Parks’ deal came to fruition when Daniel Morroni, founder of Morroni Custom, reached out to Parks in October. This was followed by an Instagram direct message from an EMG Sports agent who was a friend of Morroni’s. The groups met to discuss terms, and Morroni thought Parks would be a fashionable guy to represent the brand, Parks said.

“They sent a contract, and I had to look it over with my family,” Parks said. “Then, I had to send it through compliance, and they had to look it over as well. You have to wait seven days for compliance to clear it.”

Temple basketball has always been the most popular market in Temple sports. This season is no different, with Temple basketball players generally amassing the largest following across Instagram than other athletes. 

For example, Temple basketball junior center Jake Forrester has 25,500 followers and sophomore guard Khalif Battle has 16,100 followers, and both are verified users as well. Meanwhile, Temple football redshirt-freshman quarterback D’Wan Mathis has amassed only 7,800 followers.

Temple is hoping players can utilize their personal followings to achieve greater deals over time, with an understanding that while every athlete has the opportunity, some sports get greater recognition than others, Angelos said. 

Kristy Bannon Sromovsky, Temple’s senior associate athletic director for Compliance and Student-Athlete Affairs, handles rules and regulations with conferences and the NCAA, and she has been integral in introducing NIL to Temple through her continuous contact with teams and staff, Angelos said. 

Student-athletes work directly with Sromovsky to learn about potential NIL deals and report to her once they make deals of their own, Angelos added.

A weekly group made up of the staff in Sromovsky’s department, Miller, Jordan and members of the Temple video and creative social media teams meet to discuss NIL-related plans, Sromovsky said. They need people to help with each level of the NIL process, from recruiting to branding to marketing. 

Sromovsky and her team cannot reveal the process through which they overviewed Parks’ deal, but their process of comparing the contracts to Pennsylvania state law is to ensure they are in line with regulations om athlete endorsement deals. 

Another tool Temple is utilizing is Team Altemus, an advising company that has become experts on NIL and how it can be applied to colleges, Angelos said. 

“Everything we can do under the legislation we’re doing,” Angelos said. “We’re trying to give them full opportunities to take advantage of those initiatives if they can access them.”

Each state has different versions of the law, making some states stricter than others in terms of access and opportunity. 

Pennsylvania does not allow athletic departments to facilitate deals for their athletes. It also requires athletes to disclose their deals to the universities they attend. Variations to the law are the reason schools in Utah are reaching corporate-licensing deals that are program-wide rather than made with specific athletes and schools in select states, like Illinois, have market caps restricting the amount of money athletes can make from NIL. 

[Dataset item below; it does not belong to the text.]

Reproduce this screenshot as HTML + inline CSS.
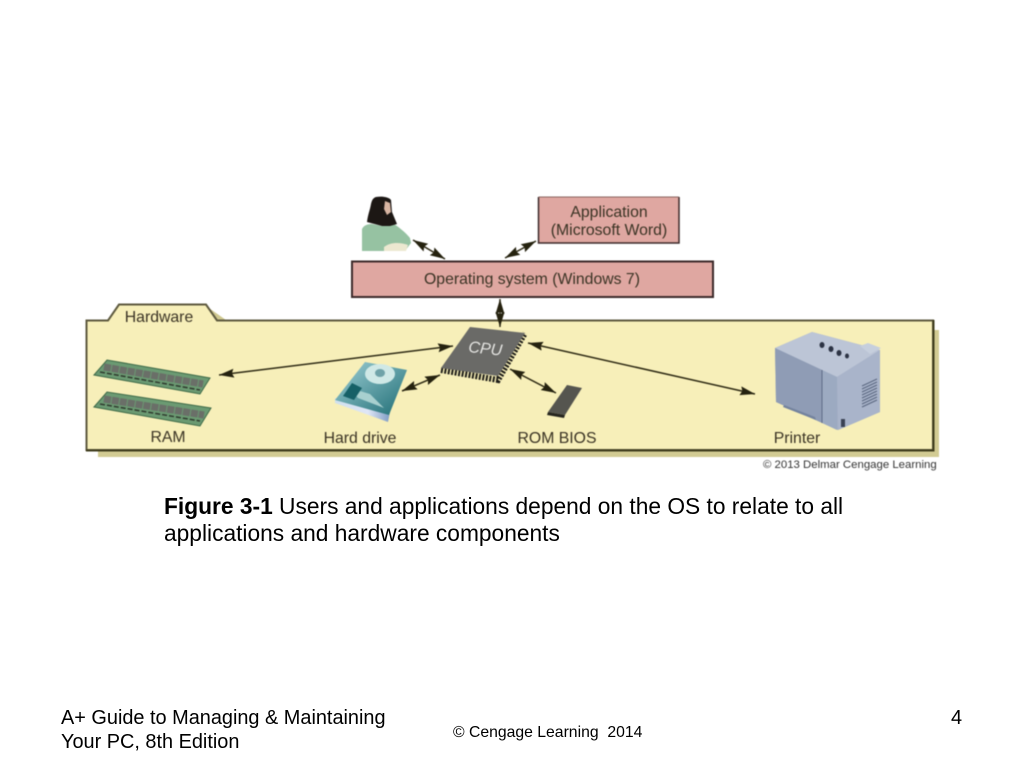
<!DOCTYPE html>
<html>
<head>
<meta charset="utf-8">
<style>
html,body{margin:0;padding:0;background:#fff}
body{width:1024px;height:768px;overflow:hidden;position:relative;font-family:"Liberation Sans",sans-serif}
svg{position:absolute;left:0;top:0;filter:blur(0.45px)}
.t{position:absolute;color:#000;white-space:nowrap}
</style>
</head>
<body>
<svg width="1024" height="768" viewBox="0 0 1024 768" font-family="Liberation Sans, sans-serif">
<defs>
<marker id="a" markerWidth="15" markerHeight="10" refX="15" refY="5" orient="auto-start-reverse" markerUnits="userSpaceOnUse"><path d="M0 0.500 L15 5 L0 9.500 L2 5 Z" fill="#25220f"/></marker>
<linearGradient id="hd" x1="0" y1="0" x2="1" y2="1"><stop offset="0" stop-color="#9fd0d6"/><stop offset="1" stop-color="#1f6d75"/></linearGradient>
<linearGradient id="hb" x1="0" y1="0" x2="1" y2="0"><stop offset="0" stop-color="#cfe0ee"/><stop offset="0.6" stop-color="#dfe6f6"/><stop offset="1" stop-color="#7f9cc4"/></linearGradient>
</defs>
<!-- shadow -->
<path d="M98 330H939V457H98Z" fill="#d2cb93"/>
<path d="M206 306L226 320H212Z" fill="#cfc88f"/>
<!-- folder -->
<path d="M86.500 320.500H108L119 304.500H206L217 320.500H933V450H86.500Z" fill="#f7efb9" stroke="#5e5a3f" stroke-width="2"/>
<path d="M86 450.500H933.500V320" fill="none" stroke="#3f3c1c" stroke-width="2"/>
<!-- boxes -->
<path d="M538.500 197V243H679V197" fill="#dfa7a1" stroke="#3c2a2a" stroke-width="1.500"/>
<path d="M538.500 197H679" stroke="#8a6660" stroke-width="1"/>
<rect x="352" y="261.500" width="361" height="35.500" fill="#dfa7a1" stroke="#3c2a2a" stroke-width="2"/>
<!-- person -->
<path d="M362 251V229C364 225 368 224 372 224L382 226L394 224C400 228 406 233 410 238L411 243L405 251Z" fill="#96c2a2"/>
<path d="M384 247C390 242 400 242 408 245L406 251H384Z" fill="#ece8d0"/>
<path d="M376 197C382 196 389 197 391 200L392 212L397 224L390 226L382 226L367 222C368 214 370 210 371 204C372 200 373 198 376 197Z" fill="#1c1714"/>
<path d="M385 201L390 203L391 212L387 215L384 209Z" fill="#d8b5a2"/>
<!-- RAM -->
<g>
<path d="M94 375L107 360L210 378L200 394Z" fill="#6b9a72" stroke="#3e6a48"/>
<path d="M104 367L203 384" stroke="#6a6f68" stroke-width="7" stroke-dasharray="7 1" fill="none"/>
<path d="M100 372L200 390" stroke="#2f3a2e" stroke-width="1.500" stroke-dasharray="5 2" fill="none"/>
<path d="M94 407L107 392L211 408L200 426Z" fill="#6b9a72" stroke="#3e6a48"/>
<path d="M104 399L204 415" stroke="#6a6f68" stroke-width="7" stroke-dasharray="7 1" fill="none"/>
<path d="M100 404L200 421" stroke="#2f3a2e" stroke-width="1.500" stroke-dasharray="5 2" fill="none"/>
</g>
<!-- Hard drive -->
<path d="M335 398L390 412L388 422L335 403Z" fill="url(#hb)"/>
<path d="M335 400L365 362L407 370L389 415Z" fill="url(#hd)"/>
<ellipse cx="380" cy="374" rx="15" ry="10" fill="#cfe8e6"/>
<ellipse cx="380" cy="373" rx="5" ry="4" fill="#6fa2a8"/>
<path d="M350 388L370 394L384 408L358 398Z" fill="#a8d0cf"/>
<path d="M343 396L352 383L362 388L354 400Z" fill="#166067"/>
<!-- CPU -->
<path d="M441 370L498 380L525 333" fill="none" stroke="#1f1e19" stroke-width="6" stroke-dasharray="2 1.500"/>
<path d="M441 368L470 327L525 333L498 376Z" fill="#6a6a67"/>
<text x="468" y="352" font-size="16" font-style="italic" fill="#e6e6e3" transform="rotate(6 468 352)">CPU</text>
<!-- ROM -->
<path d="M548 412L567 385L582 388L565 415Z" fill="#55554f"/>
<path d="M548 412L565 415L564 418L547 415Z" fill="#26261f"/>
<!-- Printer -->
<path d="M775 348L812 332L880 350L880 412L838 430L776 402Z" fill="#a0acc2"/>
<path d="M775 348L812 332L880 350L837 377Z" fill="#bcc5d6"/>
<path d="M775 348L822 370V423L776 402Z" fill="#8f9cb5"/>
<path d="M822 370L837 377V430L822 423Z" fill="#9caac1"/>
<path d="M837 377L880 350V412L838 430Z" fill="#a9b4ca"/>
<path d="M822 370V423" stroke="#5e6c86" stroke-width="1"/>
<path d="M784 405L815 417L816 420L783 407Z" fill="#74839e"/>
<g stroke="#59667f" stroke-width="1"><path d="M862 386L877 379M862 389L877 382M862 392L877 385M862 395L877 388M862 398L877 391M862 401L877 394M862 404L877 397M862 407L877 400"/></g>
<g fill="#2c3344"><ellipse cx="822" cy="345" rx="2.500" ry="3"/><ellipse cx="831" cy="349" rx="2.500" ry="3"/><ellipse cx="839" cy="353" rx="2.500" ry="3"/><ellipse cx="847" cy="356" rx="2" ry="2.500"/></g>
<path d="M860 346L868 343L881 348L870 354Z" fill="#c6cfdd"/>
<rect x="841" y="419" width="4" height="8" fill="#3a4254"/>
<!-- arrows -->
<g stroke="#2e2a14" stroke-width="1.500" fill="none">
<line x1="413" y1="240" x2="445" y2="259" marker-start="url(#a)" marker-end="url(#a)"/>
<line x1="536" y1="241" x2="505" y2="258" marker-start="url(#a)" marker-end="url(#a)"/>
<line x1="500" y1="299" x2="500" y2="327" marker-start="url(#a)" marker-end="url(#a)"/>
<line x1="219" y1="375" x2="453" y2="346" marker-start="url(#a)" marker-end="url(#a)"/>
<line x1="402" y1="391" x2="440" y2="375" marker-start="url(#a)" marker-end="url(#a)"/>
<line x1="510" y1="369" x2="556" y2="393" marker-start="url(#a)" marker-end="url(#a)"/>
<line x1="528" y1="343" x2="755" y2="394" marker-start="url(#a)" marker-end="url(#a)"/>
</g>
<!-- labels -->
<g fill="#3a3324" font-size="15.800" text-anchor="middle">
<text x="609" y="217">Application</text>
<text x="609" y="235">(Microsoft Word)</text>
<text x="532" y="284">Operating system (Windows 7)</text>
<text x="159" y="322">Hardware</text>
<text x="168" y="442">RAM</text>
<text x="360" y="443">Hard drive</text>
<text x="557" y="443">ROM BIOS</text>
<text x="797" y="443">Printer</text>
</g>
<text x="763" y="468" font-size="11.400" fill="#333">© 2013 Delmar Cengage Learning</text>
</svg>
<div class="t" style="left:164px;top:493px;font-size:22.750px;line-height:27px"><b>Figure 3-1</b> Users and applications depend on the OS to relate to all<br>applications and hardware components</div>
<div class="t" style="left:61px;top:706px;font-size:19.900px;line-height:24px">A+ Guide to Managing &amp; Maintaining<br>Your PC, 8th Edition</div>
<div class="t" style="left:453px;top:724px;font-size:15.750px;line-height:17px;white-space:pre">© Cengage Learning  2014</div>
<div class="t" style="left:951px;top:706px;font-size:19.900px;line-height:24px">4</div>
</body>
</html>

College athletes across the nation are signing mega-deals with corporations, like University of Alabama sophomore quarterback Bryce Young, who signed a deal with Cash App in July. Temple, meanwhile, is hoping its approach will allow for student-athletes to utilize their location in Philadelphia and branding tools to make the most out of their name, image and likeness.

“Even if I’m not making money, I feel like promoting and stuff like this gives me experience,” Park said, an advertising major. “Experience that I can take into the real world.”